» **PROBLEM REQUIREMENTS**: Omit the pictures, then write out every entry exactly as it reads.

+++ TASK MATERIAL

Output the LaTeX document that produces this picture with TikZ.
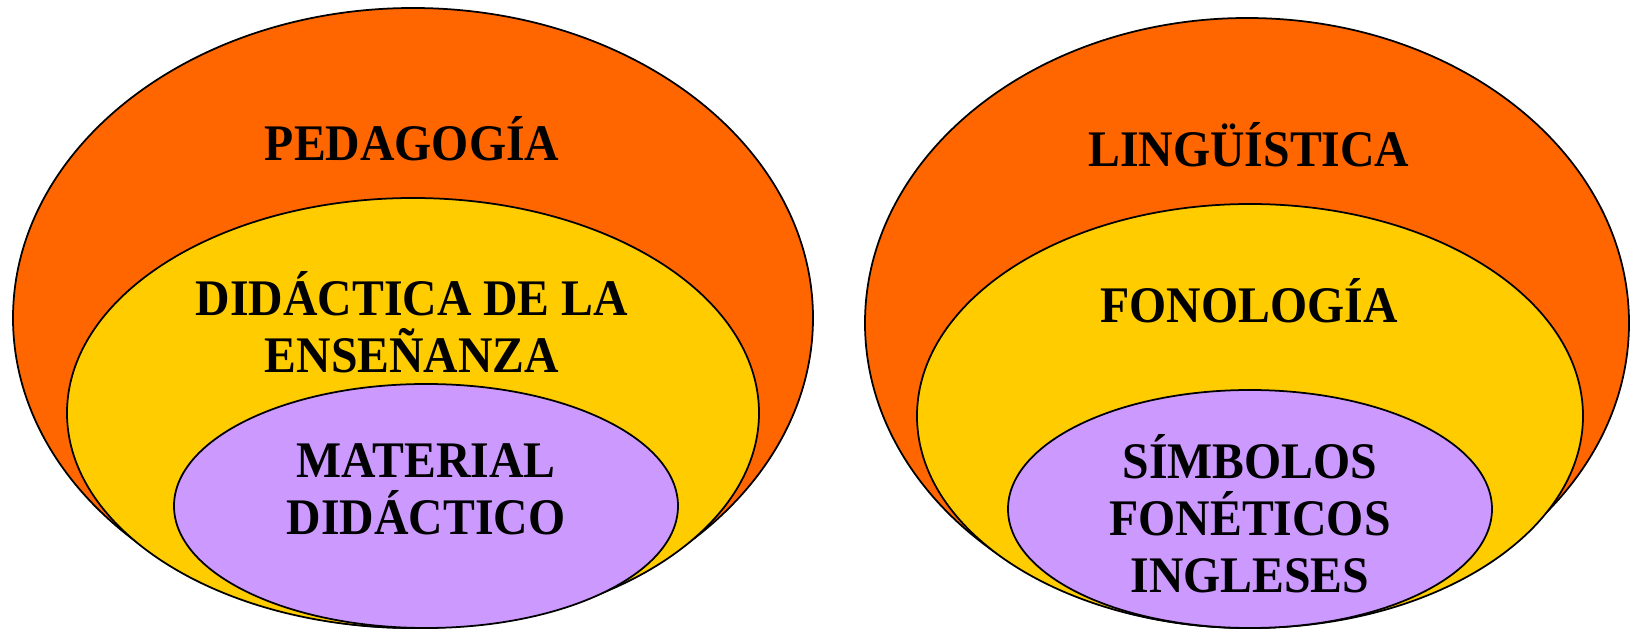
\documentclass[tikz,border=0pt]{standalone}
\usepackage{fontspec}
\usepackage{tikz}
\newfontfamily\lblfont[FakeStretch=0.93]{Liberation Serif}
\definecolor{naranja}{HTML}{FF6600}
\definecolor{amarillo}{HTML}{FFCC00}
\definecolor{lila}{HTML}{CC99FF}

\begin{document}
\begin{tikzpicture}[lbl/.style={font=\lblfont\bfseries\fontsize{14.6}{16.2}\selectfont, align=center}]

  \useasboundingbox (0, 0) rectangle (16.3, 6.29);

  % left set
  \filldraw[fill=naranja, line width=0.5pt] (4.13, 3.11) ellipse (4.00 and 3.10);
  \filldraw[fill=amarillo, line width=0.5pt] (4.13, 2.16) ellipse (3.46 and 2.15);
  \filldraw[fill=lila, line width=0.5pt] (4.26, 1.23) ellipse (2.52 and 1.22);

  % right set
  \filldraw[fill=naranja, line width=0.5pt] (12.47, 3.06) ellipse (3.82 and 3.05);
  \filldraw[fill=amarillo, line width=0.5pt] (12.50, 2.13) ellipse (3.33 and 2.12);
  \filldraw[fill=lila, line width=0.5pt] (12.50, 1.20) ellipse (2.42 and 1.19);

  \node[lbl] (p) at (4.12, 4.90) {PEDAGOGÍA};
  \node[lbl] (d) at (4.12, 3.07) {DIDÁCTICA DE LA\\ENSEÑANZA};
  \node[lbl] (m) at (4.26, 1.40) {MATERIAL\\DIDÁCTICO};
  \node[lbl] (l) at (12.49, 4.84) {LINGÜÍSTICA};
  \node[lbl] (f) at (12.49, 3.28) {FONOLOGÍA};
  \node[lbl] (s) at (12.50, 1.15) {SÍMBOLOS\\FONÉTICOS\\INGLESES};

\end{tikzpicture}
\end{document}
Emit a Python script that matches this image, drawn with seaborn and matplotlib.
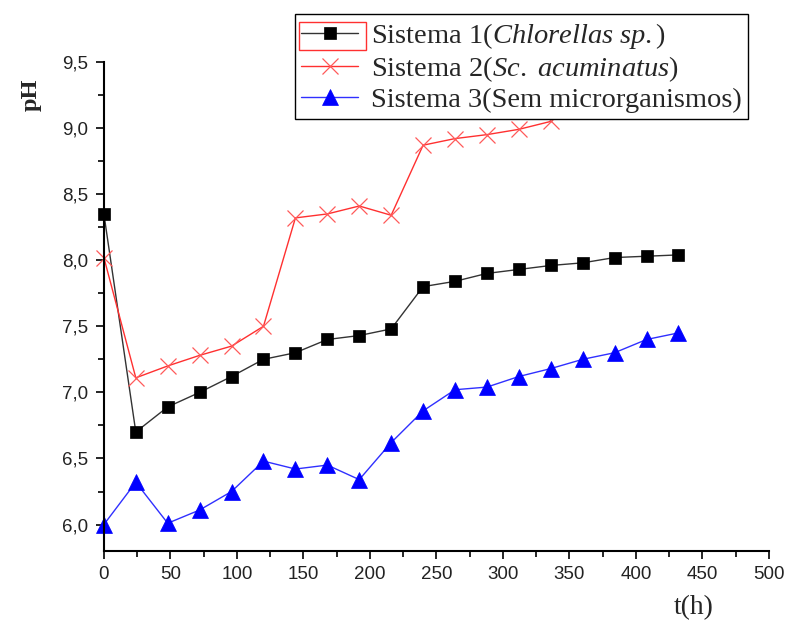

++++++

» **OUTPUT FOR THIS TASK**:
Output the LaTeX document that produces this picture with TikZ.
\documentclass[tikz,border=0pt]{standalone}
\usepackage{fontspec}
\usepackage{tikz}
\newfontfamily\lblfont[FakeStretch=0.93]{Liberation Serif}
\definecolor{naranja}{HTML}{FF6600}
\definecolor{amarillo}{HTML}{FFCC00}
\definecolor{lila}{HTML}{CC99FF}

\begin{document}
\begin{tikzpicture}[lbl/.style={font=\lblfont\bfseries\fontsize{14.6}{16.2}\selectfont, align=center}]

  \useasboundingbox (0, 0) rectangle (16.3, 6.29);

  % left set
  \filldraw[fill=naranja, line width=0.5pt] (4.13, 3.11) ellipse (4.00 and 3.10);
  \filldraw[fill=amarillo, line width=0.5pt] (4.13, 2.16) ellipse (3.46 and 2.15);
  \filldraw[fill=lila, line width=0.5pt] (4.26, 1.23) ellipse (2.52 and 1.22);

  % right set
  \filldraw[fill=naranja, line width=0.5pt] (12.47, 3.06) ellipse (3.82 and 3.05);
  \filldraw[fill=amarillo, line width=0.5pt] (12.50, 2.13) ellipse (3.33 and 2.12);
  \filldraw[fill=lila, line width=0.5pt] (12.50, 1.20) ellipse (2.42 and 1.19);

  \node[lbl] (p) at (4.12, 4.90) {PEDAGOGÍA};
  \node[lbl] (d) at (4.12, 3.07) {DIDÁCTICA DE LA\\ENSEÑANZA};
  \node[lbl] (m) at (4.26, 1.40) {MATERIAL\\DIDÁCTICO};
  \node[lbl] (l) at (12.49, 4.84) {LINGÜÍSTICA};
  \node[lbl] (f) at (12.49, 3.28) {FONOLOGÍA};
  \node[lbl] (s) at (12.50, 1.15) {SÍMBOLOS\\FONÉTICOS\\INGLESES};

\end{tikzpicture}
\end{document}
Emit a Python script that matches this image, drawn with seaborn and matplotlib.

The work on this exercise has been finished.